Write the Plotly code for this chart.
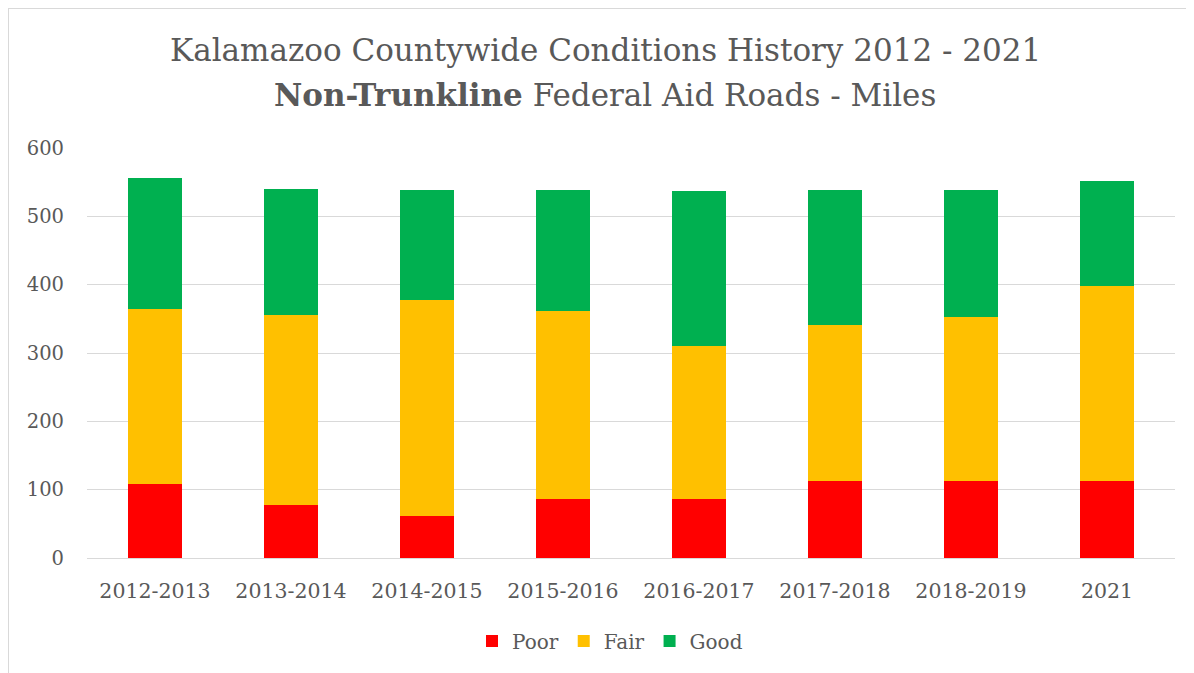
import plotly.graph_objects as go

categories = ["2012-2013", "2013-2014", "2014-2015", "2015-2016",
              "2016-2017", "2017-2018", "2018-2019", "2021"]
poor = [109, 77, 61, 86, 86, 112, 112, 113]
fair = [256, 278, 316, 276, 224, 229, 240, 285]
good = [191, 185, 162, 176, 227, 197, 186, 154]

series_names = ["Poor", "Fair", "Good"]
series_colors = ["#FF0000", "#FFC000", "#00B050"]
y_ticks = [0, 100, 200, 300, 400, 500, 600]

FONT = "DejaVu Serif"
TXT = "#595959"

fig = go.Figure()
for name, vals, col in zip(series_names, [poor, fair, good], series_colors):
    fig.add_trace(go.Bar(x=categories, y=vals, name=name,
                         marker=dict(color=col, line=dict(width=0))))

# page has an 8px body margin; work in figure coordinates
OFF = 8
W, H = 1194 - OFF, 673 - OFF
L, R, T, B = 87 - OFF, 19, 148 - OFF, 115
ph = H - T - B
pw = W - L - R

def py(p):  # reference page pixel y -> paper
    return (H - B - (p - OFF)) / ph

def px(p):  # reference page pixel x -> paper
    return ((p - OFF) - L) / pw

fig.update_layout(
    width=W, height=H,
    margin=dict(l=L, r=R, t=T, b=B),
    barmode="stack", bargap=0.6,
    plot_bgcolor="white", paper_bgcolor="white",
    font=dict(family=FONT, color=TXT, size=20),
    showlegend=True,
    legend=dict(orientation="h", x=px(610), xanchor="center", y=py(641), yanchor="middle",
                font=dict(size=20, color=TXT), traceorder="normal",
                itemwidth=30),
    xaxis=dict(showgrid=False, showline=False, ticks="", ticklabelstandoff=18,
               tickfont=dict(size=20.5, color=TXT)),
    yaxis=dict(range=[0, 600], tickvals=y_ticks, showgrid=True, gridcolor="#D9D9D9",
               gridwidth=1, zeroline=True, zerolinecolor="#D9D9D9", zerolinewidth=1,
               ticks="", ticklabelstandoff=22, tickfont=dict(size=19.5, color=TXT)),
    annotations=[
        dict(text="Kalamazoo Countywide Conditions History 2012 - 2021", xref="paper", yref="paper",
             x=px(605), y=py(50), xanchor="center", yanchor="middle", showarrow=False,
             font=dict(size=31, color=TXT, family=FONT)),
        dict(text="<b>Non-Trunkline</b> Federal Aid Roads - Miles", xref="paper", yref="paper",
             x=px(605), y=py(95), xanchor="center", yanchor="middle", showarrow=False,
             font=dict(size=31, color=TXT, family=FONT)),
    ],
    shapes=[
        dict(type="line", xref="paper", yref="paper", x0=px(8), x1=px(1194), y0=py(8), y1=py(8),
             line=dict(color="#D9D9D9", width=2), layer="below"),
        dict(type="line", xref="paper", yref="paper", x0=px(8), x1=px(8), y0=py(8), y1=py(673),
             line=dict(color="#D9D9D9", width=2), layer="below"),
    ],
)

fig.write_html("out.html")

---------------

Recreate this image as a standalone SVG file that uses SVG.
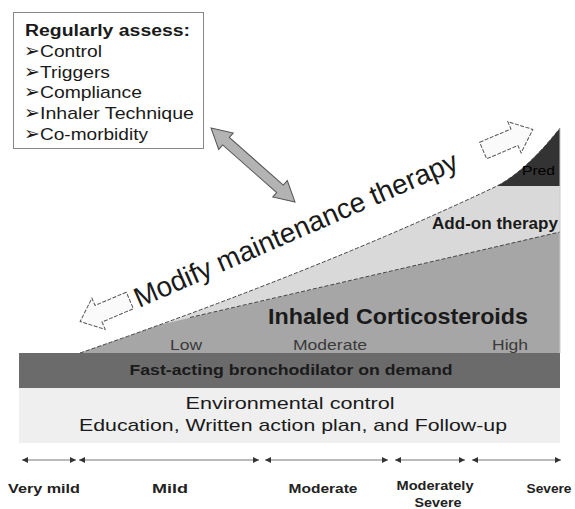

---------------

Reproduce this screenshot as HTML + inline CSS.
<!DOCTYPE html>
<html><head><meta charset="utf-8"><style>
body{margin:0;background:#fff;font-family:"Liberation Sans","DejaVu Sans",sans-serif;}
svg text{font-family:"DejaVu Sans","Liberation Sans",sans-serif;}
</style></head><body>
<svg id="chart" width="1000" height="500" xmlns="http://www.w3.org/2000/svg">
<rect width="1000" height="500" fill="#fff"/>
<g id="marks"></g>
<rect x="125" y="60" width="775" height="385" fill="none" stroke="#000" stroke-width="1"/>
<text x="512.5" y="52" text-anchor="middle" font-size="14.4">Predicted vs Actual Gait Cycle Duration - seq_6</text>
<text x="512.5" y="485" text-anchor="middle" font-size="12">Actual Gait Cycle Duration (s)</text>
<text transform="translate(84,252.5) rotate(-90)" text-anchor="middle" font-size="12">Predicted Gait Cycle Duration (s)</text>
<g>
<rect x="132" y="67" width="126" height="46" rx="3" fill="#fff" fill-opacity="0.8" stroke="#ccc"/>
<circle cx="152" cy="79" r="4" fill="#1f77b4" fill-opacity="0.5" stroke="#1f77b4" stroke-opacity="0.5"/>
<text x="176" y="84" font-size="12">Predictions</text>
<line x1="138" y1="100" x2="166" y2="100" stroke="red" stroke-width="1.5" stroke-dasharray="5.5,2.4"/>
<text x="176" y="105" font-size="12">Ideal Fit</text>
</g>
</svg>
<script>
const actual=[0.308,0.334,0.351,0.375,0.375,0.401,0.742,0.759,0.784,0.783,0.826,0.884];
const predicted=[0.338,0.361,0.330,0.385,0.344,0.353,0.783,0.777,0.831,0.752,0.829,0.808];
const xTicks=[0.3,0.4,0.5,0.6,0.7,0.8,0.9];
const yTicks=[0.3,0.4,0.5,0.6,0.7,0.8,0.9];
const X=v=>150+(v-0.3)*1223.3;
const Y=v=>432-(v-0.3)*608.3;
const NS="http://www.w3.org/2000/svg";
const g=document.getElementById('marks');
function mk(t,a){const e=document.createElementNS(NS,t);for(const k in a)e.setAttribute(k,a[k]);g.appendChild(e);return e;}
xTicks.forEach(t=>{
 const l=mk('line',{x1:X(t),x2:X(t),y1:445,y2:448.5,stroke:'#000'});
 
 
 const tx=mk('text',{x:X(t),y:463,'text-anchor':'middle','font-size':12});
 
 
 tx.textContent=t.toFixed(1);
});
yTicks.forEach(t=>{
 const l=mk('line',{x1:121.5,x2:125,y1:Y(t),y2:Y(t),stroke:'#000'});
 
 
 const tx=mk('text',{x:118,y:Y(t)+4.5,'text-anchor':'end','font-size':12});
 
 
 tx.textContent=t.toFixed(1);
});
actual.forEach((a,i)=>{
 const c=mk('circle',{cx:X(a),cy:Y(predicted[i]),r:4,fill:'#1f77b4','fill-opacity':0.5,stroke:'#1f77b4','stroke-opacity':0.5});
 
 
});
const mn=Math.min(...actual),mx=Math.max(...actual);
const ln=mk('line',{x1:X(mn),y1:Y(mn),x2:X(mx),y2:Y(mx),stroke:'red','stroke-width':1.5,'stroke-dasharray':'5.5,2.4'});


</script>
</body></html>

---------------

**Set problem**
Begin with the line where "Write the Plotly code for this chart." appears and end with the line where "import plotly.graph_objects as go" appears. Copy only that stretch, exactly, with no pictures.

**Exercise result**
Write the Plotly code for this chart.
import plotly.graph_objects as go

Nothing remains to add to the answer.